> **OBJECTIVE**
Track down each line that has the word "Python" and copy it.

Items listed in a dataset:
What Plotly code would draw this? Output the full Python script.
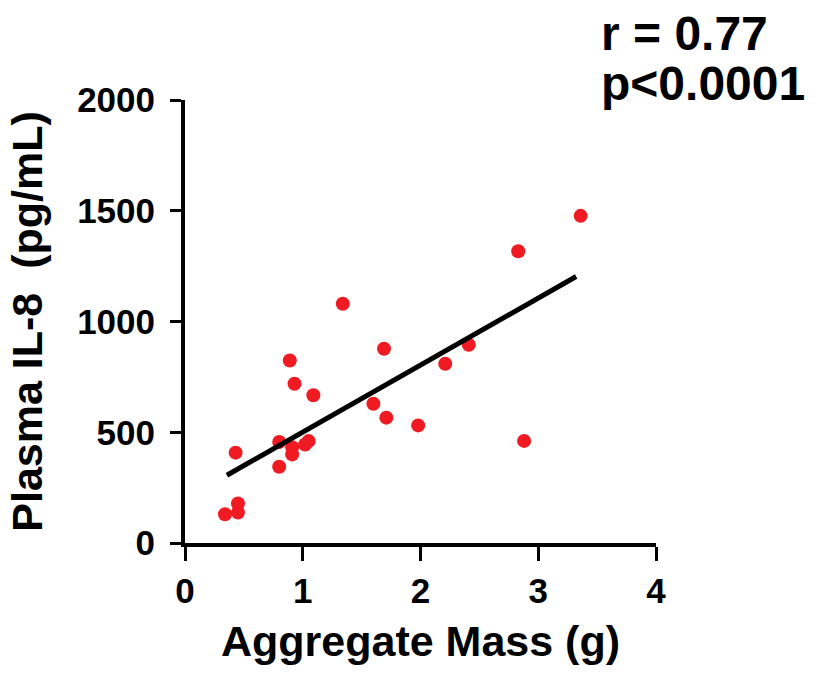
import plotly.graph_objects as go

# Data
aggregate_mass = [0.34, 0.43, 0.45, 0.45, 0.80, 0.80, 0.89, 0.91, 0.91, 0.93, 1.02, 1.05,
                  1.09, 1.34, 1.60, 1.69, 1.71, 1.98, 2.21, 2.41, 2.83, 2.88, 3.36]
plasma_il8 = [130, 408, 178, 138, 456, 344, 824, 432, 400, 719, 445, 460,
              667, 1080, 629, 877, 566, 531, 809, 895, 1317, 461, 1477]

fit_x = [0.356, 3.322]
fit_y = [306, 1203]

x_ticks = [0, 1, 2, 3, 4]
y_ticks = [0, 500, 1000, 1500, 2000]

stat_r = "r = 0.77"
stat_p = "p<0.0001"

tick_font = dict(family="Liberation Sans, Arial, sans-serif", size=35, color="black", weight=700)
title_font = dict(family="Liberation Sans, Arial, sans-serif", size=43, color="black", weight=700)
stat_font = dict(family="Liberation Sans, Arial, sans-serif", size=48, color="black", weight=700)

fig = go.Figure()
fig.add_trace(go.Scatter(
    x=aggregate_mass, y=plasma_il8, mode="markers",
    marker=dict(color="#F01A22", size=14, line=dict(width=0)),
    showlegend=False, cliponaxis=False,
))
fig.add_trace(go.Scatter(
    x=fit_x, y=fit_y, mode="lines",
    line=dict(color="black", width=5),
    showlegend=False,
))

fig.update_layout(
    width=823, height=677,
    margin=dict(l=185, r=167, t=100, b=134),
    paper_bgcolor="white", plot_bgcolor="white",
    xaxis=dict(
        range=[0, 4], tickvals=x_ticks, ticktext=[str(v) for v in x_ticks],
        showgrid=False, zeroline=False, showline=True, linecolor="black", linewidth=4,
        ticks="outside", ticklen=14, tickwidth=3, tickcolor="black",
        tickfont=tick_font, automargin=False,
        title=dict(text="Aggregate Mass (g)", font=title_font, standoff=18),
    ),
    yaxis=dict(
        range=[0, 2000], tickvals=y_ticks, ticktext=[str(v) for v in y_ticks],
        showgrid=False, zeroline=False, showline=True, linecolor="black", linewidth=4,
        ticks="outside", ticklen=11, tickwidth=3, tickcolor="black",
        tickfont=tick_font, ticklabelstandoff=8, automargin=False,
        title=dict(text="Plasma IL-8\u00a0 (pg/mL)", font=title_font, standoff=22),
    ),
    annotations=[
        dict(text=stat_r, xref="paper", yref="paper", x=0.878, y=1.150,
             xanchor="left", yanchor="middle", showarrow=False, font=stat_font),
        dict(text=stat_p, xref="paper", yref="paper", x=0.878, y=1.038,
             xanchor="left", yanchor="middle", showarrow=False, font=stat_font),
    ],
)

fig.write_html("out.html", config={"displayModeBar": False},
               post_script="document.body.style.margin='0';")
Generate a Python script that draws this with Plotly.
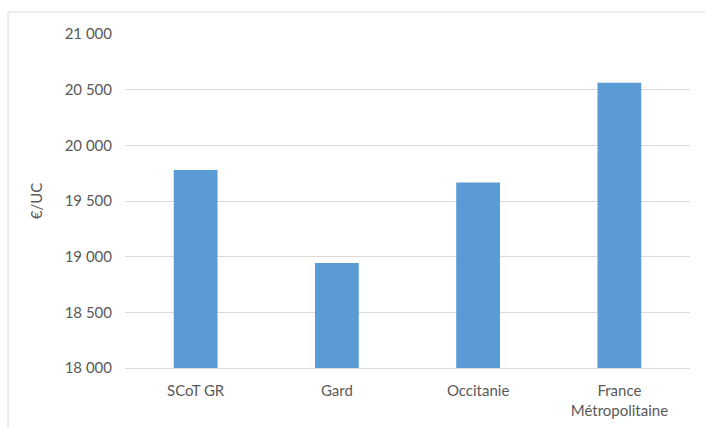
import plotly.graph_objects as go

categories = ["SCoT GR", "Gard", "Occitanie", "France<br>Métropolitaine"]
values = [19778, 18942, 19667, 20563]
tick_vals = [18000, 18500, 19000, 19500, 20000, 20500, 21000]
tick_text = ["18 000", "18 500", "19 000", "19 500", "20 000", "20 500", "21 000"]

fig = go.Figure(go.Bar(x=categories, y=values, marker=dict(color="#5B9BD5", line=dict(width=0))))

fig.update_layout(
    width=705, height=428,
    margin=dict(l=125, r=15, t=34, b=60),
    paper_bgcolor="white", plot_bgcolor="white",
    bargap=0.69,
    showlegend=False,
    font=dict(family="Lato", size=15, color="#595959"),
    shapes=[dict(type="rect", xref="paper", yref="paper", x0=-0.207, x1=1.1, y0=-0.4, y1=1.066,
                 line=dict(color="#D9D9D9", width=1), fillcolor="rgba(0,0,0,0)", layer="below")],
)
fig.update_xaxes(showgrid=False, showline=True, linecolor="#D9D9D9", linewidth=1,
                 ticks="outside", ticklen=9, tickcolor="rgba(0,0,0,0)", automargin=False,
                 tickfont=dict(size=15, color="#595959"))
fig.update_yaxes(range=[18000, 21000], tickvals=tick_vals, ticktext=tick_text,
                 showgrid=True, gridcolor="#D9D9D9", gridwidth=1, zeroline=False,
                 showline=False, ticks="outside", ticklen=9, tickcolor="rgba(0,0,0,0)",
                 automargin=False,
                 tickfont=dict(size=15, color="#595959"),
                 title=dict(text="€/UC", font=dict(size=15, color="#595959"), standoff=18))

fig.write_html("out.html")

> **EXERCISE ANSWER**
What Plotly code would draw this? Output the full Python script.
Generate a Python script that draws this with Plotly.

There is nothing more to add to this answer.